- Also known as: Big Bass; Big Boss;
- Born: Brian Knapp Gardner
- Origin: Idaho, U.S.
- Genres: Rock; funk; disco; alternative rock; R&B; hip hop; pop punk; dance-pop;
- Occupation: Mastering engineer
- Website: bigbassbrian.com

= Brian Gardner =

American recording engineer

Brian Knapp Gardner, also known as Brian "Big Bass" Gardner, is an American mastering engineer. He has worked on a number of recordings since the mid-1960s, including classic rock, funk, disco, alternative rock, R&B, hip hop, pop punk and dance-pop. He is known for his work on hip hop albums, including collaborations with Dr.

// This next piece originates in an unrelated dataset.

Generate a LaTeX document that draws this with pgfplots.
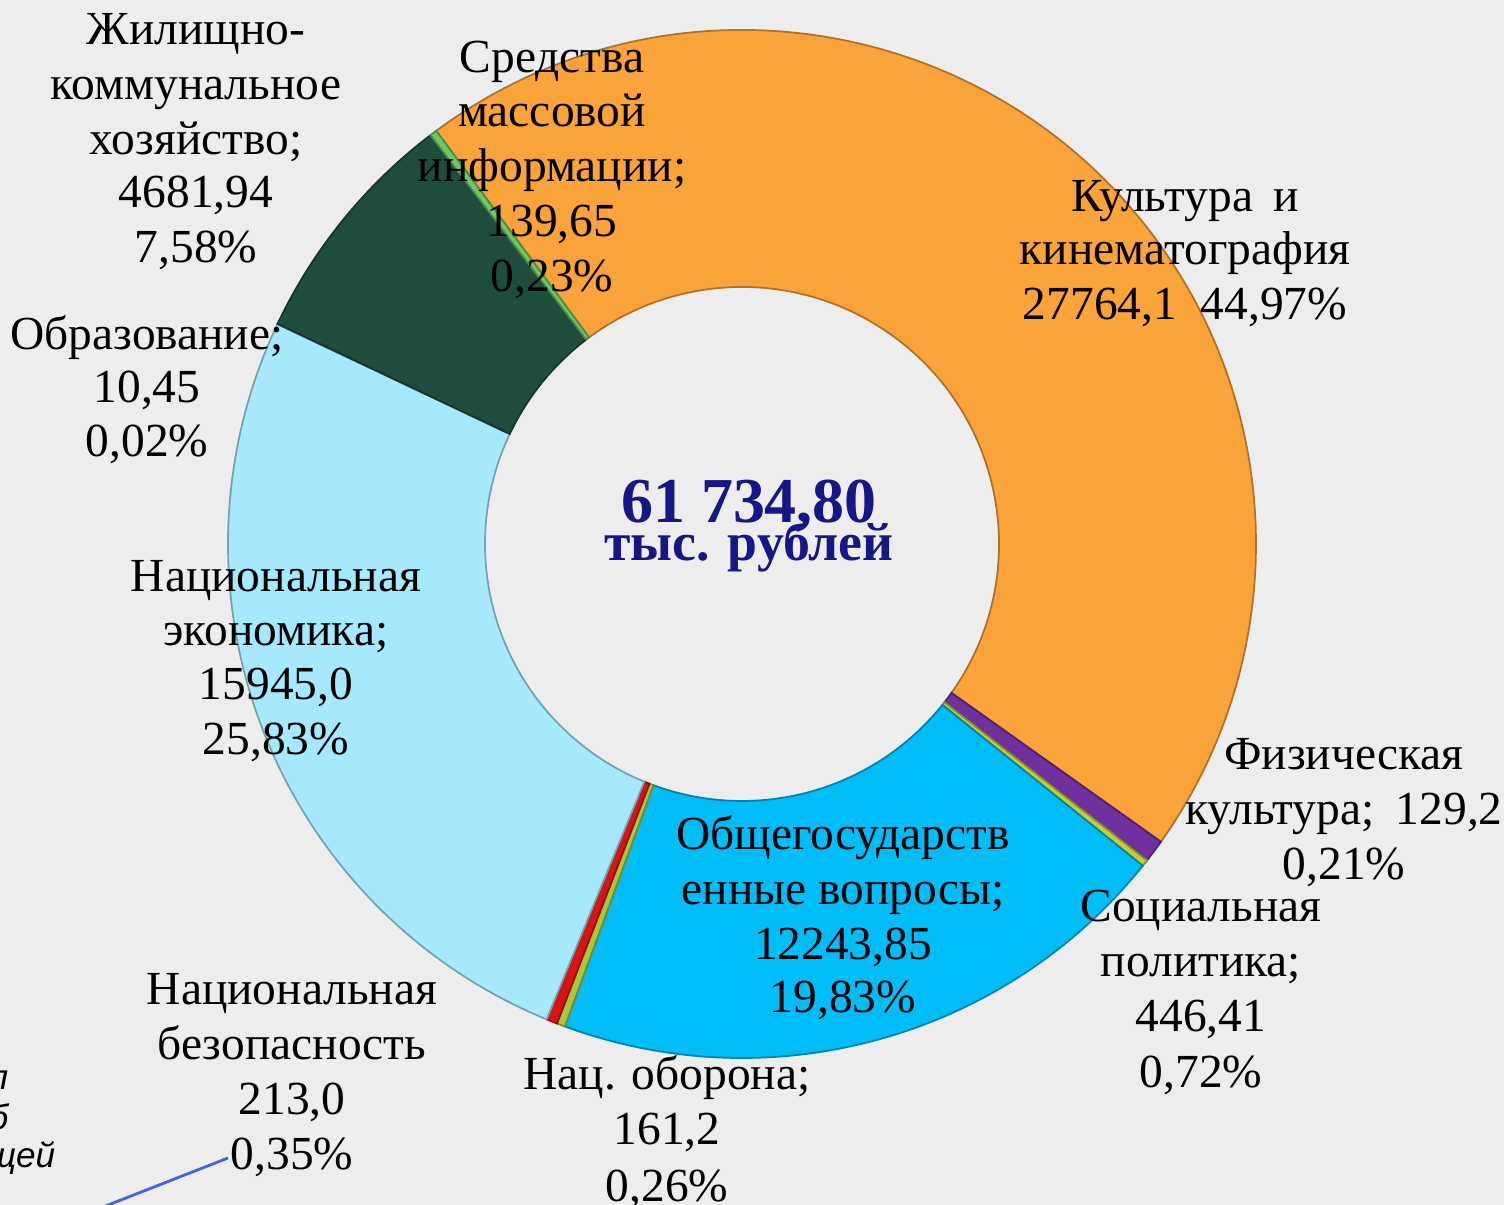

Dre, who gave him the nickname "Big Bass".

He was last employed at Bernie Grundman Mastering, a mastering house founded and run by Bernie Grundman, and is now independent.

==Discography==
Gardner has over 750 credits, including:
- Pitty - Anacrônico (2005)
- En Vogue ― Funky Divas (1992)
- 2Pac ― All Eyez On Me (1996)
- Janet Jackson ― The Velvet Rope (1997)
- Fastball ― All the Pain Money Can Buy (1998)
- Eminem ― The Slim Shady LP (1999)
- Blink 182 ― Enema of the State (1999)
- Mónica Naranjo— Palabra de Mujer (1998)
- Smash Mouth ― Astro Lounge (1999)
- Tyler, the Creator ― Wolf (2013)

==Approach==
Gardner's style is to compress music to the point of distortion, in order to make it sound louder.

He has been nominated eight times for the Grammy Award for Album of the Year award, winning it once for the Outkast album Speakerboxxx/The Love Below.